Wednesday, December 10, 2008

Testimony
By Anita Shreve
Little Brown, $38.99

Reviewed by Nicky Pellegrino in the Herald on Sunday, 7 December 2008, and reproduced her with her permission.

Anita Shreve has written 14 novels and has tended not to be consistent in either tone or style. Of the ones I’ve read, I’ve loved two, a couple have been forgettable and one I’ve hurled across the room in sheer exasperation.

Testimony is interesting because it reads as though Shreve steeped herself in Jodi Picoult novels before she started writing it. The book uses that author’s familiar technique of a central issue and a chorus of voices telling the story.
It opens as the headmaster of a private school in Vermont uncovers a sex scandal involving four of his pupils.
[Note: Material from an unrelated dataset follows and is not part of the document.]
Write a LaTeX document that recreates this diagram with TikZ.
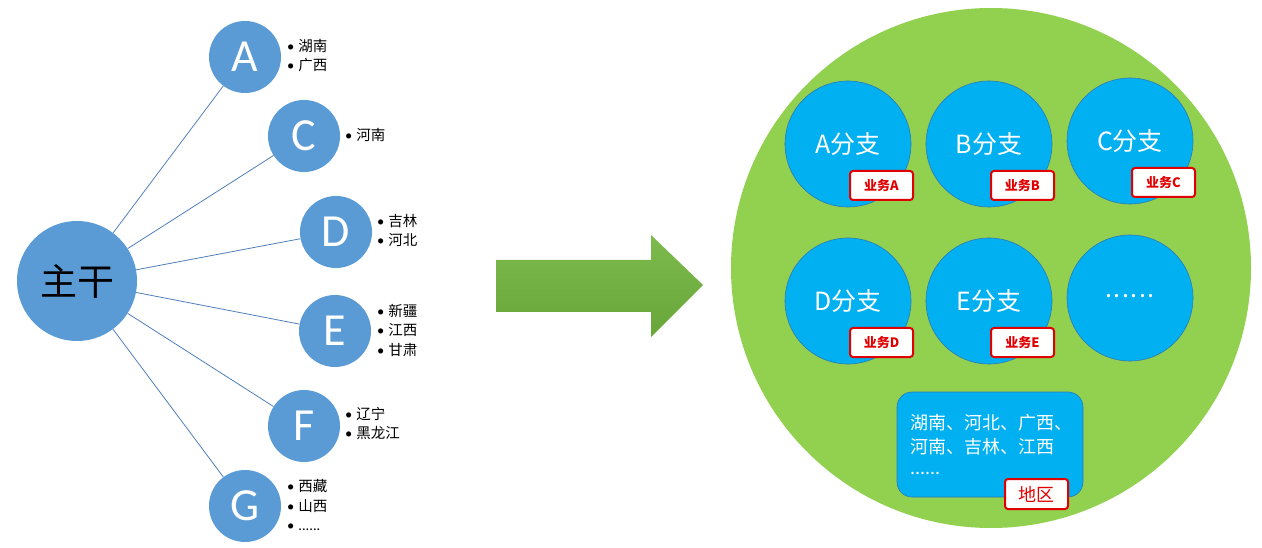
\documentclass[tikz,border=0pt]{standalone}
\usepackage{fontspec}
\setmainfont{Carlito}
\newfontfamily\cjk{Noto Sans CJK SC}
\definecolor{circblue}{HTML}{5B9BD5}
\definecolor{linkblue}{HTML}{4F7FB8}
\definecolor{brightblue}{HTML}{00B0F0}
\definecolor{edgeblue}{HTML}{2E7AB5}
\definecolor{biggreen}{HTML}{92D050}
\definecolor{arrowtop}{HTML}{7CBA4E}
\definecolor{arrowbot}{HTML}{68A63A}
\definecolor{tagred}{HTML}{E00000}
\newcommand\bl[1]{•\hspace{4pt}{\cjk #1}}
\begin{document}
\begin{tikzpicture}[x=1pt,y=-1pt,
  trunk/.style={circle,fill=circblue,inner sep=0,minimum size=120,font=\cjk\fontsize{37}{40}\selectfont,text=black},
  leaf/.style={circle,fill=circblue,inner sep=0,minimum size=72,font=\fontsize{46}{48}\selectfont,text=white},
  link/.style={draw=linkblue,line width=0.8pt},
  blist/.style={anchor=west,align=left,inner sep=0,font=\fontsize{14.5}{19.5}\selectfont},
  branch/.style={circle,fill=brightblue,draw=edgeblue,line width=0.6pt,inner sep=0,minimum size=126,text=white,font=\cjk\fontsize{25}{28}\selectfont},
  tag/.style={rectangle,rounded corners=3,draw=tagred,line width=2pt,fill=white,inner sep=0,minimum width=63,minimum height=29,anchor=north west,text=tagred,font=\cjk\bfseries\fontsize{13}{15}\selectfont},
]
\useasboundingbox (0,0) rectangle (1262,548);
% left tree
\node[trunk] (main) at (77,281) {主干};
\node[leaf] (A) at (245,57) {A};
\node[leaf] (C) at (304,136) {C};
\node[leaf] (D) at (336,232) {D};
\node[leaf] (E) at (335,331) {E};
\node[leaf] (F) at (304,426) {F};
\node[leaf] (G) at (245,506) {G};
\foreach \n in {A,C,D,E,F,G} \draw[link] (main) -- (\n);
\node[blist] (lA) at (287,55.5) {\bl{湖南}\\\bl{广西}};
\node[blist] (lC) at (345,135) {\bl{河南}};
\node[blist] (lD) at (377,230.5) {\bl{吉林}\\\bl{河北}};
\node[blist] (lE) at (377,330) {\bl{新疆}\\\bl{江西}\\\bl{甘肃}};
\node[blist] (lF) at (345,423.5) {\bl{辽宁}\\\bl{黑龙江}};
\node[blist] (lG) at (287,505) {\bl{西藏}\\\bl{山西}\\•\hspace{4pt}......};
% arrow
\shade[top color=arrowtop,bottom color=arrowbot] (496,260) -- (651,260) -- (651,235) -- (703,285) -- (651,337) -- (651,312) -- (496,312) -- cycle;
% right
\node[circle,fill=biggreen,inner sep=0,minimum size=520] (ring) at (991,268) {};
\node[branch] (bA) at (848,144) {A分支};
\node[branch] (bB) at (989,144) {B分支};
\node[branch] (bC) at (1130,141) {C分支};
\node[branch] (bD) at (848,301) {D分支};
\node[branch] (bE) at (989,301) {E分支};
\node[branch] (bF) at (1130,298) {\raisebox{4pt}{.\hspace{1.5pt}.\hspace{1.5pt}.\hspace{1.5pt}.\hspace{1.5pt}.\hspace{1.5pt}.}};
\node[tag] (tA) at (849,170) {业务A};
\node[tag] (tB) at (990,170) {业务B};
\node[tag] (tC) at (1131,167) {业务C};
\node[tag] (tD) at (849,327) {业务D};
\node[tag] (tE) at (990,327) {业务E};
\node[rectangle,rounded corners=15,fill=brightblue,draw=edgeblue,line width=0.6pt,minimum width=186,minimum height=105,text width=160,inner xsep=13,align=left,text=white,font=\cjk\fontsize{18}{24.5}\selectfont] (region) at (990,444.5) {湖南、河北、广西、\\河南、吉林、江西\\[-4pt]......\\[4pt]};
\node[tag,minimum width=63,minimum height=30,font=\cjk\fontsize{18}{20}\selectfont] (tR) at (1004,478) {地区};
\end{tikzpicture}
\end{document}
Three boys and an under-age girl, a drunken party and a video camera spell disaster, not just for the pupils, but everyone linked to them.

Shreve gives each character their say: the boys, their parents, a girlfriend, another pupil, the reporter who breaks the story, the under-age girl, a cop, even the guy who sold the kids alcohol in the first place and a woman who works in the school dining hall. It could be confusing hearing so many points of view but actually it’s fascinating to follow the shifts in perception, to see the way one event changes the course of so many lives and explore every facet of the scandal.

Inevitably in a book with such a crowded cast, many of the characters are lightly sketched and most of them are also really awful. The under-age girl, for example, is a complete slut, the headmaster is pompous and self-interested as are most in the story. Only a few characters are sympathetically drawn and it’s for them Shreve reserves the greatest share of guilt and tragedy.
This book doesn’t have the lyrical quality of Fortune’s Rocks or the grabby plotline of The Pilot’s Wife but it’s a well-paced story with Shreve delivering enough of a twist in the tale to keep the reader hooked. It’s not a comfortable read, particularly if you happen to be the parent of an adolescent, as it exposes how easily they can be thrown off course, how little it takes to sour a life. In many ways it’s a fiercely moralistic tale showing as it does how hormonal teenage urges and more adult passions can be equally ruinous.
Heartbreaking in parts, reading Testimony has a car crash quality - it’s shocking, upsetting and yet somehow impossible to look away.

Review by New Zealand novelist Nicky Pellegrino whose new novel, The Italian Wedding, is being published by Hachette in April 2009.

FOOTNOTE: The Bookman has also just read TESTIMONY and I must say I agree with Nicky's description - shocking, upsetting and yet somehow impossible to look away. Shreve's description of the impact of this comparatively innocuous act of teenagers messing about with sex while drunk, all consensual, is wonderfully developed and the tragic impact on so many lives is believably and movingly portrayed. And as an aside, what a stunning cover.

Hachette Liver (Little Brown) obviously have high hopes for thius title as I notice it is currently being advertised on Prime TV.